"Demand for Star Wars: The Force Awakens products continued to be high and we benefited from the addition of Disney Princess and Frozen fashion and small dolls," Hasbro CEO Brian Goldner said in a statement. "We are very encouraged with global demand and our outlook for 2016."
Shares of Morgan Stanley fell 0.6 percent in afternoon trading in New York, after the bank said its quarterly profit dropped by more than 50 percent.
Stephen Biggar, an analyst at Argus Research, said it would be "very difficult" for Morgan Stanley to achieve the return-on-equity target CEO James Gorman has set out with revenue as weak as it was last quarter, according to Reuters.
IBM and Netflix are scheduled to release results after markets close.

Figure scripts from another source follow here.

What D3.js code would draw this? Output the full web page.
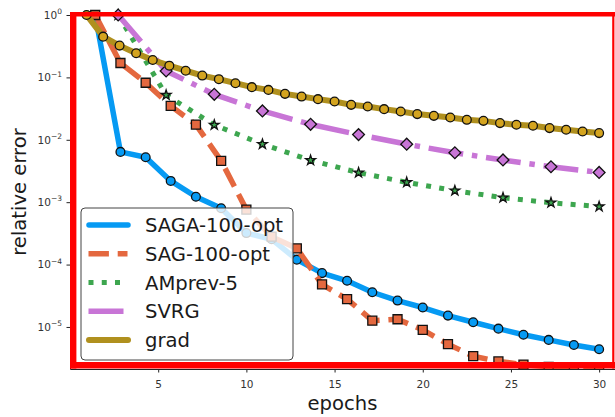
<!DOCTYPE html>
<html>
<head>
<meta charset="utf-8">
<script src="https://cdn.jsdelivr.net/npm/d3@7"></script>
<style>
  body { margin: 0; background: #fff; }
  text { font-family: "DejaVu Sans", sans-serif; }
</style>
</head>
<body>
<svg id="chart" width="615" height="417"></svg>
<script>
// epochs at which each method was sampled
var epochsFast = [1.43, 2.86, 4.29, 5.71, 7.14, 8.57, 10, 11.43, 12.86, 14.29, 15.71,
    17.14, 18.57, 20, 21.43, 22.86, 24.29, 25.71, 27.14, 28.57, 30];
var epochsSlow = [2.73, 5.45, 8.18, 10.91, 13.64, 16.36, 19.09, 21.82, 24.55, 27.27, 30];
var epochsGrad = [0.94, 1.88, 2.81, 3.75, 4.69, 5.63, 6.56, 7.5, 8.44, 9.38, 10.31, 11.25,
    12.19, 13.13, 14.06, 15, 15.94, 16.88, 17.81, 18.75, 19.69, 20.63, 21.56, 22.5,
    23.44, 24.38, 25.31, 26.25, 27.19, 28.13, 29.06, 30];

// relative error values
var sagaErr = [1.0, 6.4e-3, 5.25e-3, 2.19e-3, 1.22e-3, 8.0e-4, 3.2e-4, 2.55e-4, 1.2e-4, 7.3e-5,
    5.5e-5, 3.6e-5, 2.65e-5, 2.05e-5, 1.52e-5, 1.19e-5, 9.4e-6, 7.5e-6, 6.2e-6, 5.15e-6, 4.4e-6];
var sagErr = [1.0, 0.17, 0.082, 0.035, 0.0175, 4.6e-3, 7.6e-4, 2.8e-4, 1.82e-4, 4.8e-5, 2.8e-5,
    1.26e-5, 1.33e-5, 9.0e-6, 5.3e-6, 3.4e-6, 2.8e-6, 2.5e-6, 2.3e-6, 2.2e-6, 2.1e-6];
var amprevErr = [1.0, 0.052, 0.0173, 8.5e-3, 4.7e-3, 2.97e-3, 2.08e-3, 1.53e-3, 1.18e-3, 9.8e-4, 8.5e-4];
var svrgErr = [1.0, 0.127, 0.0536, 0.029, 0.0177, 0.0121, 8.5e-3, 6.2e-3, 4.75e-3, 3.7e-3, 3.0e-3];
var gradErr = [1.0, 0.45, 0.323, 0.244, 0.19, 0.154, 0.128, 0.107, 0.0936, 0.0807, 0.0697, 0.063,
    0.0545, 0.0493, 0.0448, 0.041, 0.0363, 0.0341, 0.031, 0.0284, 0.0258, 0.0242, 0.0228,
    0.0209, 0.0201, 0.0185, 0.0174, 0.0168, 0.0154, 0.0145, 0.0136, 0.0128];

var legendNames = ["SAGA-100-opt", "SAG-100-opt", "AMprev-5", "SVRG", "grad"];
var xTicks = [5, 10, 15, 20, 25, 30];
var yTickExp = [0, -1, -2, -3, -4, -5];

var svg = d3.select("#chart");
var plotLeft = 70, plotRight = 615, plotTop = 15, plotBottom = 369;

var x = d3.scaleLinear().domain([0, 30.9]).range([plotLeft, plotRight]);
var y = d3.scaleLog().domain([2.12e-6, 1]).range([plotBottom, plotTop]);

svg.append("rect").attr("width", 615).attr("height", 417).attr("fill", "#fff");

svg.append("defs").append("clipPath").attr("id", "clip")
    .append("rect")
    .attr("x", plotLeft).attr("y", 0)
    .attr("width", plotRight - plotLeft).attr("height", plotBottom);

// axes
var xAxis = svg.append("g")
    .attr("transform", "translate(0," + plotBottom + ")")
    .call(d3.axisBottom(x).tickValues(xTicks).tickSize(3.5).tickSizeOuter(0));
xAxis.selectAll("text")
    .attr("dy", null).attr("y", 18.5)
    .style("font-size", "10.5px").attr("fill", "#333");

var yAxis = svg.append("g")
    .attr("transform", "translate(" + plotLeft + ",0)")
    .call(d3.axisLeft(y).tickValues(yTickExp.map(function (e) { return Math.pow(10, e); }))
        .tickFormat("").tickSize(3.5).tickSizeOuter(0));
svg.selectAll(".domain").attr("stroke", "#222");
svg.selectAll(".tick line").attr("stroke", "#222");

yTickExp.forEach(function (e) {
    var t = svg.append("text")
        .attr("x", 62).attr("y", y(Math.pow(10, e)) + 3.8)
        .attr("text-anchor", "end")
        .style("font-size", "10.5px").attr("fill", "#333");
    t.append("tspan").text("10");
    t.append("tspan").attr("dy", -4.6).style("font-size", "7.5px")
        .text(e == 0 ? "0" : "\u2212" + (-e));
});

svg.append("text")
    .attr("transform", "translate(25.5," + ((plotTop + plotBottom) / 2) + ") rotate(-90)")
    .attr("text-anchor", "middle")
    .style("font-size", "19.6px").attr("fill", "#1a1a1a")
    .text("relative error");

svg.append("text")
    .attr("x", (plotLeft + plotRight) / 2).attr("y", 410)
    .attr("text-anchor", "middle")
    .style("font-size", "19.6px").attr("fill", "#1a1a1a")
    .text("epochs");

// series
var series = [
    { xs: epochsFast, ys: sagaErr, color: "#069af3", width: 5.5, dash: null, cap: "round",
        marker: "circle", fill: "#069af3" },
    { xs: epochsFast, ys: sagErr, color: "#e4683f", width: 5.5, dash: "20.4,8.8", cap: "butt",
        marker: "square", fill: "#e4683f" },
    { xs: epochsSlow, ys: amprevErr, color: "#3da64f", width: 5, dash: "5,8.25", cap: "butt",
        marker: "star", fill: "#3da64f" },
    { xs: epochsSlow, ys: svrgErr, color: "#c875d6", width: 5.5, dash: "35,8.8,5.5,8.8", cap: "butt",
        marker: "diamond", fill: "#c875d6" },
    { xs: epochsGrad, ys: gradErr, color: "#b0901e", width: 6, dash: null, cap: "round",
        marker: "circle", fill: "#d4a41f" }
];

var plot = svg.append("g").attr("clip-path", "url(#clip)");
var line = d3.line()
    .x(function (d) { return x(d[0]); })
    .y(function (d) { return y(d[1]); });

series.forEach(function (s) {
    var pts = s.xs.map(function (v, i) { return [v, s.ys[i]]; });
    plot.append("path")
        .datum(pts)
        .attr("d", line)
        .attr("fill", "none")
        .attr("stroke", s.color)
        .attr("stroke-width", s.width)
        .attr("stroke-linecap", s.cap)
        .attr("stroke-linejoin", "round")
        .attr("stroke-dasharray", s.dash);

    var sym;
    if (s.marker == "square") sym = d3.symbol().type(d3.symbolSquare).size(81);
    if (s.marker == "star") sym = d3.symbol().type(d3.symbolStar).size(30);
    if (s.marker == "diamond") sym = d3.symbol().type(d3.symbolSquare).size(70);

    var g = plot.append("g");
    if (s.marker == "circle") {
        g.selectAll("circle").data(pts).enter().append("circle")
            .attr("cx", function (d) { return x(d[0]); })
            .attr("cy", function (d) { return y(d[1]); })
            .attr("r", 4.4)
            .attr("fill", s.fill).attr("stroke", "#111").attr("stroke-width", 1.3);
    } else {
        g.selectAll("path").data(pts).enter().append("path")
            .attr("d", sym)
            .attr("transform", function (d) {
                return "translate(" + x(d[0]) + "," + y(d[1]) + ")" +
                    (s.marker == "diamond" ? " rotate(45)" : "");
            })
            .attr("fill", s.fill).attr("stroke", "#111").attr("stroke-width", 1.3);
    }
});

// legend
var legend = svg.append("g");
legend.append("rect")
    .attr("x", 81).attr("y", 208).attr("width", 212).attr("height", 152)
    .attr("rx", 4)
    .attr("fill", "#fff").attr("fill-opacity", 0.8)
    .attr("stroke", "#444").attr("stroke-width", 1);

legendNames.forEach(function (name, i) {
    var s = series[i];
    var cy = 225 + i * 28.75;
    legend.append("line")
        .attr("x1", s.cap == "round" ? 89 : 88.5).attr("x2", s.cap == "round" ? 128 : 127.5)
        .attr("y1", cy).attr("y2", cy)
        .attr("stroke", s.color).attr("stroke-width", s.width)
        .attr("stroke-linecap", s.cap)
        .attr("stroke-dasharray", s.dash);
    legend.append("text")
        .attr("x", 145).attr("y", cy + 7)
        .style("font-size", "19.6px").attr("fill", "#1a1a1a")
        .text(name);
});

// red highlight frame
var frame = svg.append("g").attr("stroke", "#ff0000").attr("fill", "none");
frame.append("line").attr("x1", 70).attr("x2", 615).attr("y1", 14.2).attr("y2", 14.2).attr("stroke-width", 4.6);
frame.append("line").attr("x1", 70).attr("x2", 615).attr("y1", 365.2).attr("y2", 365.2).attr("stroke-width", 6.4);
frame.append("line").attr("x1", 73.2).attr("x2", 73.2).attr("y1", 12).attr("y2", 368.4).attr("stroke-width", 6.4);
frame.append("line").attr("x1", 613.3).attr("x2", 613.3).attr("y1", 12).attr("y2", 368.4).attr("stroke-width", 2.2);
</script>
</body>
</html>
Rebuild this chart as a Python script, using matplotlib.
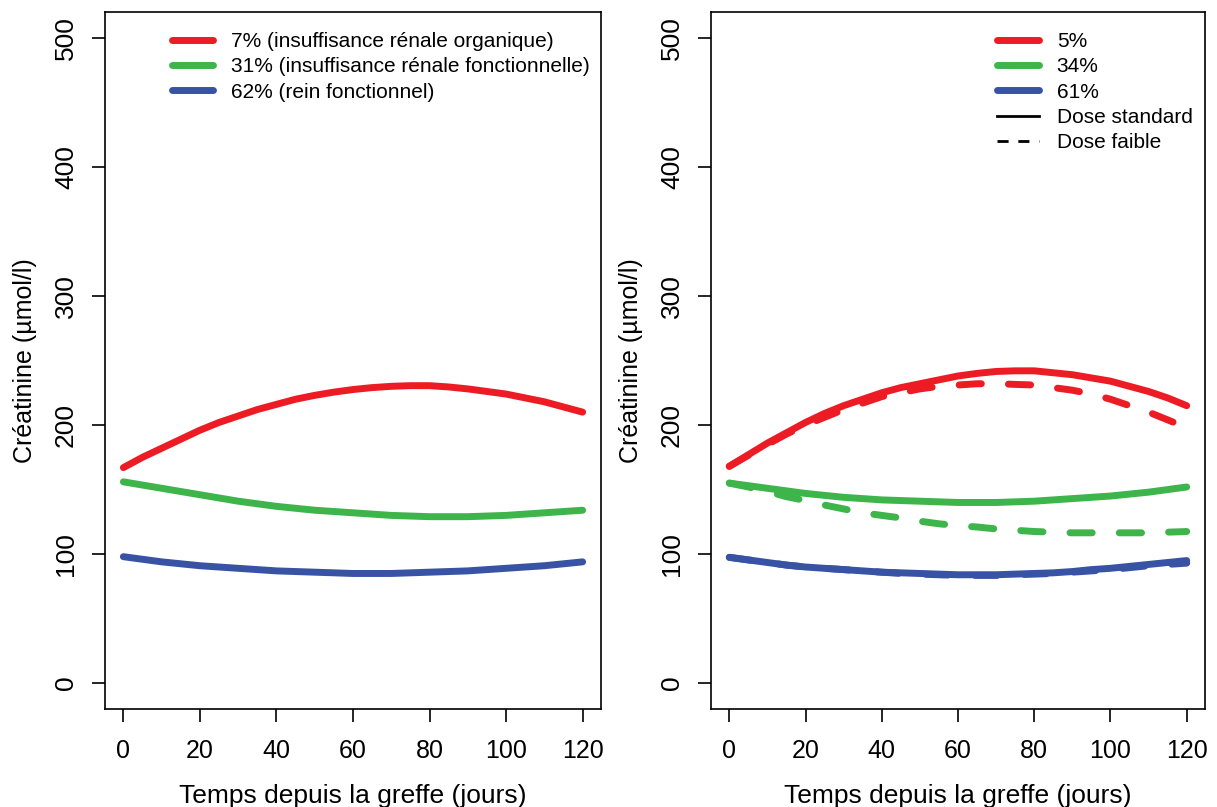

US Treasuries dropped, pushing yields on the 10-note three basis points higher to 1.78 percent, after the New York Fed's Dudley said that news on the US economy was "mostly favourable" and said the economic outlook for Europe has "started to improve."
In Europe, the Stoxx 600 Index finished the session with a 0.4 percent advance from the previous close.
The UK's FTSE 100 Index rose 0.2 percent, France's CAC 40 Index gained 0.3 percent, while Germany's DAX Index rose 0.7 percent.
Oil traded higher, recovering from an earlier drop a day after the world's major producers failed to strike a deal to freeze output at a meeting in Doha. Supporting prices was a strike in Kuwait that lowered the country's daily crude production by more than half.
"Even if it's still negative, it's less negative than at the open since the Doha outcome was largely expected and there's rumours of a new meeting before June," John Plassard, a senior equity-sales trader at Mirabaud Securities in Geneva, told Bloomberg.